* Exercise brief: All lines below must be repeated exactly, with the pictures omitted.

* Material:
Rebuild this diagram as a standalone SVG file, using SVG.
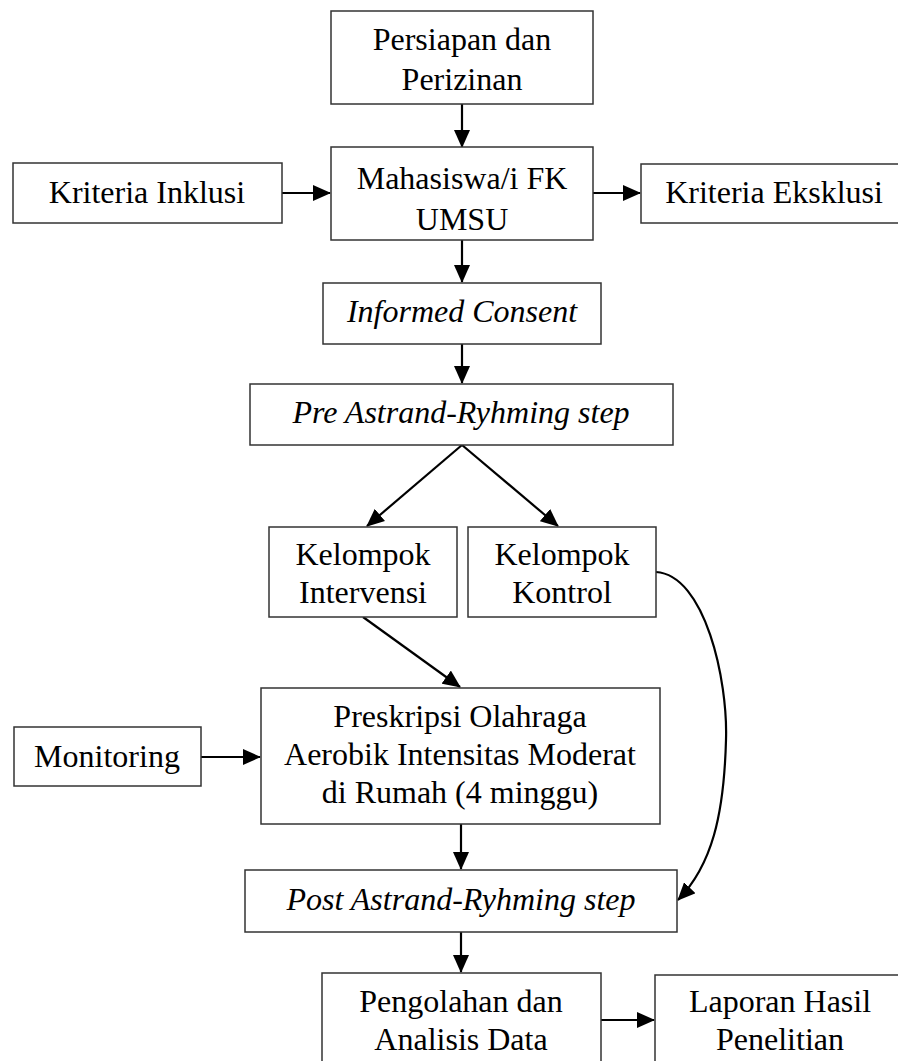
<svg xmlns="http://www.w3.org/2000/svg" width="898" height="1061" viewBox="0 0 898 1061">
<style>
.box{fill:#fff;stroke:#333;stroke-width:1.5}
.t{font-family:"Liberation Serif","Times New Roman",serif;font-size:32px;fill:#000;text-anchor:middle}
.i{font-style:italic}
.c{fill:none;stroke:#000;stroke-width:2.2}
</style>
<defs>
<marker id="ah" markerUnits="userSpaceOnUse" markerWidth="18" markerHeight="16" refX="17" refY="8" orient="auto">
<path d="M0,0 L18,8 L0,16 Z" fill="#000"/>
</marker>
</defs>
<rect width="898" height="1061" fill="#fff"/>
<g id="connectors">
<line class="c" x1="462" y1="104" x2="462" y2="147" marker-end="url(#ah)"/>
<line class="c" x1="282" y1="193" x2="330" y2="193" marker-end="url(#ah)"/>
<line class="c" x1="593" y1="193" x2="640" y2="193" marker-end="url(#ah)"/>
<line class="c" x1="462" y1="240" x2="462" y2="282" marker-end="url(#ah)"/>
<line class="c" x1="462" y1="344" x2="462" y2="383" marker-end="url(#ah)"/>
<line class="c" x1="462" y1="445" x2="367" y2="526" marker-end="url(#ah)"/>
<line class="c" x1="462" y1="445" x2="558" y2="526" marker-end="url(#ah)"/>
<line class="c" x1="363" y1="617" x2="460" y2="687" marker-end="url(#ah)"/>
<line class="c" x1="201" y1="757" x2="260" y2="757" marker-end="url(#ah)"/>
<line class="c" x1="461" y1="824" x2="461" y2="869" marker-end="url(#ah)"/>
<line class="c" x1="461" y1="932" x2="461" y2="972" marker-end="url(#ah)"/>
<line class="c" x1="601" y1="1020" x2="654" y2="1020" marker-end="url(#ah)"/>
<path class="c" d="M656,572 C705,575 728,680 726,740 C724,815 712,865 678,900" marker-end="url(#ah)"/>
</g>
<g id="persiapan">
<rect class="box" x="331" y="11" width="262" height="93"/>
<text class="t" x="462" y="50">Persiapan dan</text>
<text class="t" x="462" y="90">Perizinan</text>
</g>
<g id="mahasiswa">
<rect class="box" x="331" y="147" width="262" height="93"/>
<text class="t" x="462" y="189">Mahasiswa/i FK</text>
<text class="t" x="462" y="230">UMSU</text>
</g>
<g id="inklusi">
<rect class="box" x="13" y="163" width="269" height="60"/>
<text class="t" x="147" y="203">Kriteria Inklusi</text>
</g>
<g id="eksklusi">
<rect class="box" x="641" y="164" width="266" height="59"/>
<text class="t" x="774" y="203">Kriteria Eksklusi</text>
</g>
<g id="informed">
<rect class="box" x="323" y="283" width="278" height="61"/>
<text class="t i" x="462" y="322">Informed Consent</text>
</g>
<g id="pre">
<rect class="box" x="250" y="384" width="423" height="61"/>
<text class="t i" x="461" y="423">Pre Astrand-Ryhming step</text>
</g>
<g id="intervensi">
<rect class="box" x="269" y="527" width="188" height="90"/>
<text class="t" x="363" y="565">Kelompok</text>
<text class="t" x="363" y="603">Intervensi</text>
</g>
<g id="kontrol">
<rect class="box" x="468" y="527" width="188" height="90"/>
<text class="t" x="562" y="565">Kelompok</text>
<text class="t" x="562" y="603">Kontrol</text>
</g>
<g id="preskripsi">
<rect class="box" x="261" y="688" width="399" height="136"/>
<text class="t" x="460" y="727">Preskripsi Olahraga</text>
<text class="t" x="460" y="765">Aerobik Intensitas Moderat</text>
<text class="t" x="460" y="803">di Rumah (4 minggu)</text>
</g>
<g id="monitoring">
<rect class="box" x="14" y="727" width="187" height="59"/>
<text class="t" x="107" y="767">Monitoring</text>
</g>
<g id="post">
<rect class="box" x="245" y="870" width="432" height="62"/>
<text class="t i" x="461" y="910">Post Astrand-Ryhming step</text>
</g>
<g id="pengolahan">
<rect class="box" x="322" y="973" width="279" height="100"/>
<text class="t" x="461" y="1012">Pengolahan dan</text>
<text class="t" x="461" y="1050">Analisis Data</text>
</g>
<g id="laporan">
<rect class="box" x="655" y="975" width="250" height="100"/>
<text class="t" x="780" y="1012">Laporan Hasil</text>
<text class="t" x="780" y="1050">Penelitian</text>
</g>
</svg>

* The response:
Rebuild this diagram as a standalone SVG file, using SVG.
<svg xmlns="http://www.w3.org/2000/svg" width="898" height="1061" viewBox="0 0 898 1061">
<style>
.box{fill:#fff;stroke:#333;stroke-width:1.5}
.t{font-family:"Liberation Serif","Times New Roman",serif;font-size:32px;fill:#000;text-anchor:middle}
.i{font-style:italic}
.c{fill:none;stroke:#000;stroke-width:2.2}
</style>
<defs>
<marker id="ah" markerUnits="userSpaceOnUse" markerWidth="18" markerHeight="16" refX="17" refY="8" orient="auto">
<path d="M0,0 L18,8 L0,16 Z" fill="#000"/>
</marker>
</defs>
<rect width="898" height="1061" fill="#fff"/>
<g id="connectors">
<line class="c" x1="462" y1="104" x2="462" y2="147" marker-end="url(#ah)"/>
<line class="c" x1="282" y1="193" x2="330" y2="193" marker-end="url(#ah)"/>
<line class="c" x1="593" y1="193" x2="640" y2="193" marker-end="url(#ah)"/>
<line class="c" x1="462" y1="240" x2="462" y2="282" marker-end="url(#ah)"/>
<line class="c" x1="462" y1="344" x2="462" y2="383" marker-end="url(#ah)"/>
<line class="c" x1="462" y1="445" x2="367" y2="526" marker-end="url(#ah)"/>
<line class="c" x1="462" y1="445" x2="558" y2="526" marker-end="url(#ah)"/>
<line class="c" x1="363" y1="617" x2="460" y2="687" marker-end="url(#ah)"/>
<line class="c" x1="201" y1="757" x2="260" y2="757" marker-end="url(#ah)"/>
<line class="c" x1="461" y1="824" x2="461" y2="869" marker-end="url(#ah)"/>
<line class="c" x1="461" y1="932" x2="461" y2="972" marker-end="url(#ah)"/>
<line class="c" x1="601" y1="1020" x2="654" y2="1020" marker-end="url(#ah)"/>
<path class="c" d="M656,572 C705,575 728,680 726,740 C724,815 712,865 678,900" marker-end="url(#ah)"/>
</g>
<g id="persiapan">
<rect class="box" x="331" y="11" width="262" height="93"/>
<text class="t" x="462" y="50">Persiapan dan</text>
<text class="t" x="462" y="90">Perizinan</text>
</g>
<g id="mahasiswa">
<rect class="box" x="331" y="147" width="262" height="93"/>
<text class="t" x="462" y="189">Mahasiswa/i FK</text>
<text class="t" x="462" y="230">UMSU</text>
</g>
<g id="inklusi">
<rect class="box" x="13" y="163" width="269" height="60"/>
<text class="t" x="147" y="203">Kriteria Inklusi</text>
</g>
<g id="eksklusi">
<rect class="box" x="641" y="164" width="266" height="59"/>
<text class="t" x="774" y="203">Kriteria Eksklusi</text>
</g>
<g id="informed">
<rect class="box" x="323" y="283" width="278" height="61"/>
<text class="t i" x="462" y="322">Informed Consent</text>
</g>
<g id="pre">
<rect class="box" x="250" y="384" width="423" height="61"/>
<text class="t i" x="461" y="423">Pre Astrand-Ryhming step</text>
</g>
<g id="intervensi">
<rect class="box" x="269" y="527" width="188" height="90"/>
<text class="t" x="363" y="565">Kelompok</text>
<text class="t" x="363" y="603">Intervensi</text>
</g>
<g id="kontrol">
<rect class="box" x="468" y="527" width="188" height="90"/>
<text class="t" x="562" y="565">Kelompok</text>
<text class="t" x="562" y="603">Kontrol</text>
</g>
<g id="preskripsi">
<rect class="box" x="261" y="688" width="399" height="136"/>
<text class="t" x="460" y="727">Preskripsi Olahraga</text>
<text class="t" x="460" y="765">Aerobik Intensitas Moderat</text>
<text class="t" x="460" y="803">di Rumah (4 minggu)</text>
</g>
<g id="monitoring">
<rect class="box" x="14" y="727" width="187" height="59"/>
<text class="t" x="107" y="767">Monitoring</text>
</g>
<g id="post">
<rect class="box" x="245" y="870" width="432" height="62"/>
<text class="t i" x="461" y="910">Post Astrand-Ryhming step</text>
</g>
<g id="pengolahan">
<rect class="box" x="322" y="973" width="279" height="100"/>
<text class="t" x="461" y="1012">Pengolahan dan</text>
<text class="t" x="461" y="1050">Analisis Data</text>
</g>
<g id="laporan">
<rect class="box" x="655" y="975" width="250" height="100"/>
<text class="t" x="780" y="1012">Laporan Hasil</text>
<text class="t" x="780" y="1050">Penelitian</text>
</g>
</svg>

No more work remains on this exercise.